- Dataset content -
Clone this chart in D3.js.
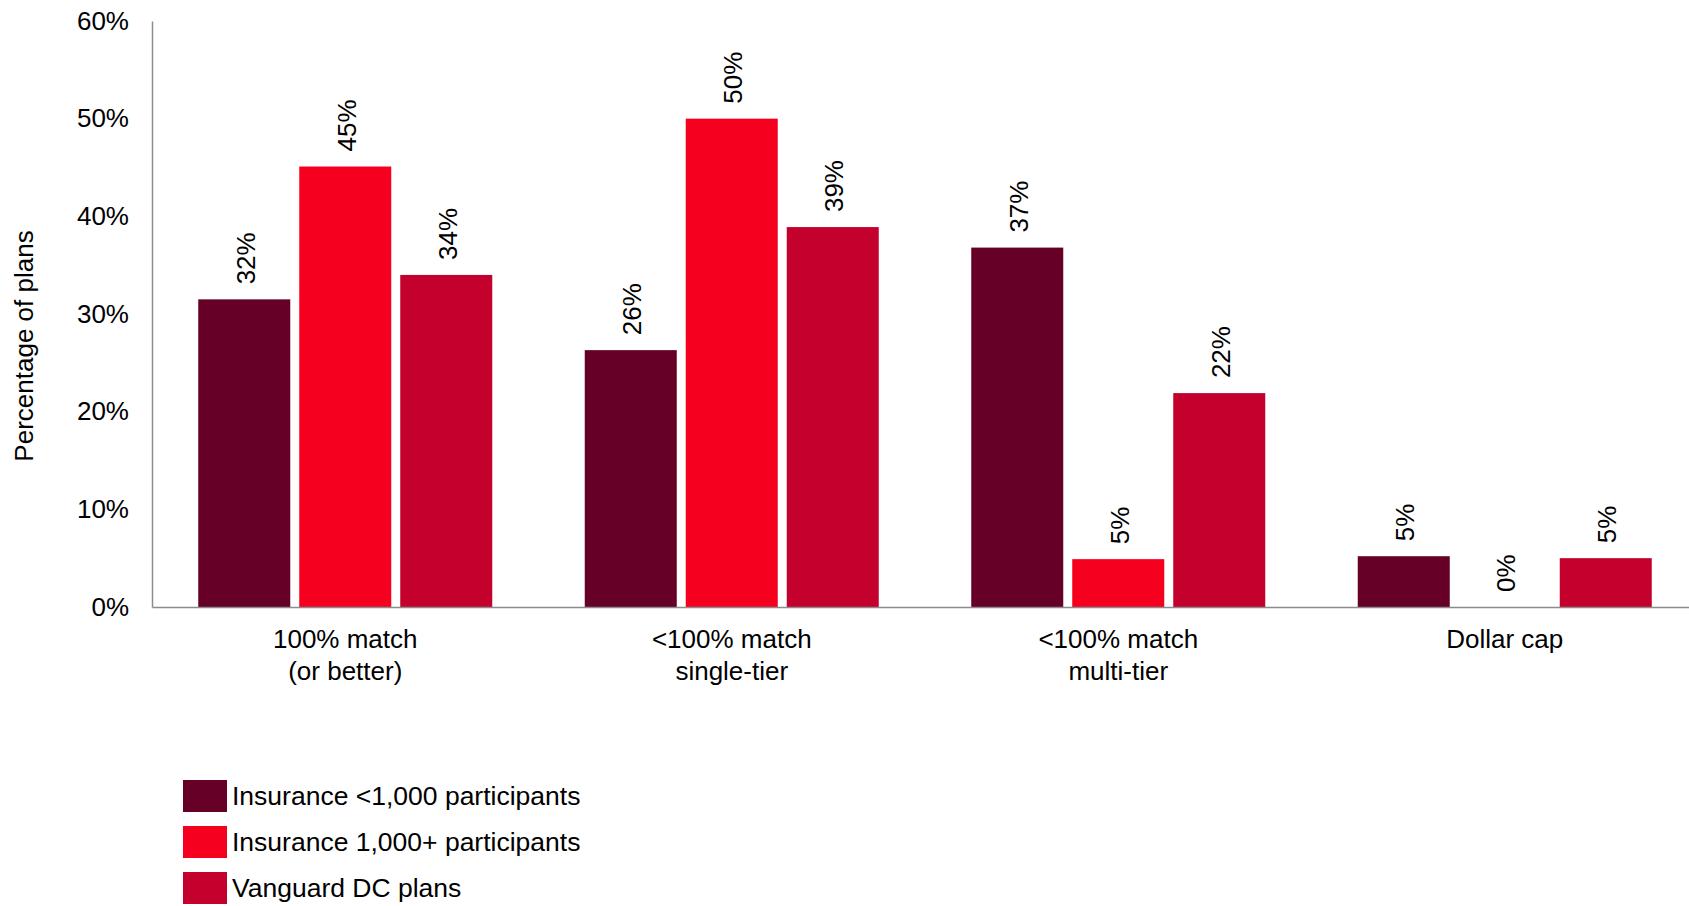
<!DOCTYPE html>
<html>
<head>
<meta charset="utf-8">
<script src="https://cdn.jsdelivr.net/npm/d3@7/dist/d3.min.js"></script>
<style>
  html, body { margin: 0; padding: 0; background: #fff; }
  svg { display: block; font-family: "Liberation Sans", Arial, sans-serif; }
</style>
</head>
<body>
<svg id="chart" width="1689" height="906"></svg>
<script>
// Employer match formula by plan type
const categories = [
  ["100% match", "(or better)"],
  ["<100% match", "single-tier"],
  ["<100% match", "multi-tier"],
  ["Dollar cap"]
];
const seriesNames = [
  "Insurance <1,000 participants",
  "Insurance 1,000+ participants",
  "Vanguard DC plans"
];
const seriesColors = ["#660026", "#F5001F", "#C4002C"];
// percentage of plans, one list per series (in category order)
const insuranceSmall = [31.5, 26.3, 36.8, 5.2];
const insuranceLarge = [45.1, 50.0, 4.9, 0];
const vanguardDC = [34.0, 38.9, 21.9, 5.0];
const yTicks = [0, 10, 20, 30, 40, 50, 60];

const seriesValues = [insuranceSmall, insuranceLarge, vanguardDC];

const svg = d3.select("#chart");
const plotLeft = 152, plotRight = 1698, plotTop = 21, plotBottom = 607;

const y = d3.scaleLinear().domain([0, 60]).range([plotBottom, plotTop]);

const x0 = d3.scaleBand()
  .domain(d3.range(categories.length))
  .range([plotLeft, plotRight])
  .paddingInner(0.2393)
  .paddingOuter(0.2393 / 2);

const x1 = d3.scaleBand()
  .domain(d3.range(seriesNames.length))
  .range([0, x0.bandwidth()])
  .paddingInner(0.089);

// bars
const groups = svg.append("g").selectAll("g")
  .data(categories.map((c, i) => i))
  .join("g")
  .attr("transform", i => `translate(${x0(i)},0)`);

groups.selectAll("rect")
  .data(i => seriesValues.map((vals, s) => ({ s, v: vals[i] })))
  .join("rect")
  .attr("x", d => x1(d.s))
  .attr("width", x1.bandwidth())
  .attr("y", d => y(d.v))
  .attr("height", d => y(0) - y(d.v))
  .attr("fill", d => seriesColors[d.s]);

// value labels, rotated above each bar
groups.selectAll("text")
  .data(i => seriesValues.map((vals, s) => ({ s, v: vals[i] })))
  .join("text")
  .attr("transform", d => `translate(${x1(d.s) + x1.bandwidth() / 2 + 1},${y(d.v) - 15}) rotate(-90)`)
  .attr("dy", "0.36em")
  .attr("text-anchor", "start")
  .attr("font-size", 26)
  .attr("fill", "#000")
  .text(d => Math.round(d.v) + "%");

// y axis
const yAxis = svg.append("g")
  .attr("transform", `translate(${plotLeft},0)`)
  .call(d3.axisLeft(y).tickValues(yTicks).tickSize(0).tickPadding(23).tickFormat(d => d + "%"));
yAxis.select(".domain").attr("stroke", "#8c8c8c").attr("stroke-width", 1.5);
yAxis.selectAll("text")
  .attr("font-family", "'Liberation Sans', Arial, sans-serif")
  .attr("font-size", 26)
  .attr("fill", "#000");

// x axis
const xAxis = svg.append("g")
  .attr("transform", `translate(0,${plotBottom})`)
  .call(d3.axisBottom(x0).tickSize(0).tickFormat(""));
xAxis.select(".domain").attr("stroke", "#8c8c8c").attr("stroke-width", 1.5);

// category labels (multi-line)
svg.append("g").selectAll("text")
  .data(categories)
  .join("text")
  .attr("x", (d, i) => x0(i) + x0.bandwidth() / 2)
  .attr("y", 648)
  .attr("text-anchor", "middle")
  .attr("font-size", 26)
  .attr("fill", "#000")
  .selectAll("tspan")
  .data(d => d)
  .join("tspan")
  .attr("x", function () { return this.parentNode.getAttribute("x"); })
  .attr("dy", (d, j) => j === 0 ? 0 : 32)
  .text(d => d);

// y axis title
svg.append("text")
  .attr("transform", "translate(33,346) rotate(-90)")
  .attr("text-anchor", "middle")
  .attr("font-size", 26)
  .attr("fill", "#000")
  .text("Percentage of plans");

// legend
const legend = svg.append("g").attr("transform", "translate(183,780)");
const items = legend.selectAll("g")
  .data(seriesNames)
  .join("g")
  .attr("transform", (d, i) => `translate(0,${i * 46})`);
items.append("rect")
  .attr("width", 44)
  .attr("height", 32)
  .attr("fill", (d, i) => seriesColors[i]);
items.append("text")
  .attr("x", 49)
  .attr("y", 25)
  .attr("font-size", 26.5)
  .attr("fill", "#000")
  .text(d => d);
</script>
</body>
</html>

- Task description -
Output exactly the span of lines from the top of the listing through the line holding "d3.scaleLinear().domain([0, 60]).range([plotBottom, plotTop]);", and leave every picture out.

- Written answer -
Clone this chart in D3.js.
<!DOCTYPE html>
<html>
<head>
<meta charset="utf-8">
<script src="https://cdn.jsdelivr.net/npm/d3@7/dist/d3.min.js"></script>
<style>
  html, body { margin: 0; padding: 0; background: #fff; }
  svg { display: block; font-family: "Liberation Sans", Arial, sans-serif; }
</style>
</head>
<body>
<svg id="chart" width="1689" height="906"></svg>
<script>
// Employer match formula by plan type
const categories = [
  ["100% match", "(or better)"],
  ["<100% match", "single-tier"],
  ["<100% match", "multi-tier"],
  ["Dollar cap"]
];
const seriesNames = [
  "Insurance <1,000 participants",
  "Insurance 1,000+ participants",
  "Vanguard DC plans"
];
const seriesColors = ["#660026", "#F5001F", "#C4002C"];
// percentage of plans, one list per series (in category order)
const insuranceSmall = [31.5, 26.3, 36.8, 5.2];
const insuranceLarge = [45.1, 50.0, 4.9, 0];
const vanguardDC = [34.0, 38.9, 21.9, 5.0];
const yTicks = [0, 10, 20, 30, 40, 50, 60];

const seriesValues = [insuranceSmall, insuranceLarge, vanguardDC];

const svg = d3.select("#chart");
const plotLeft = 152, plotRight = 1698, plotTop = 21, plotBottom = 607;

const y = d3.scaleLinear().domain([0, 60]).range([plotBottom, plotTop]);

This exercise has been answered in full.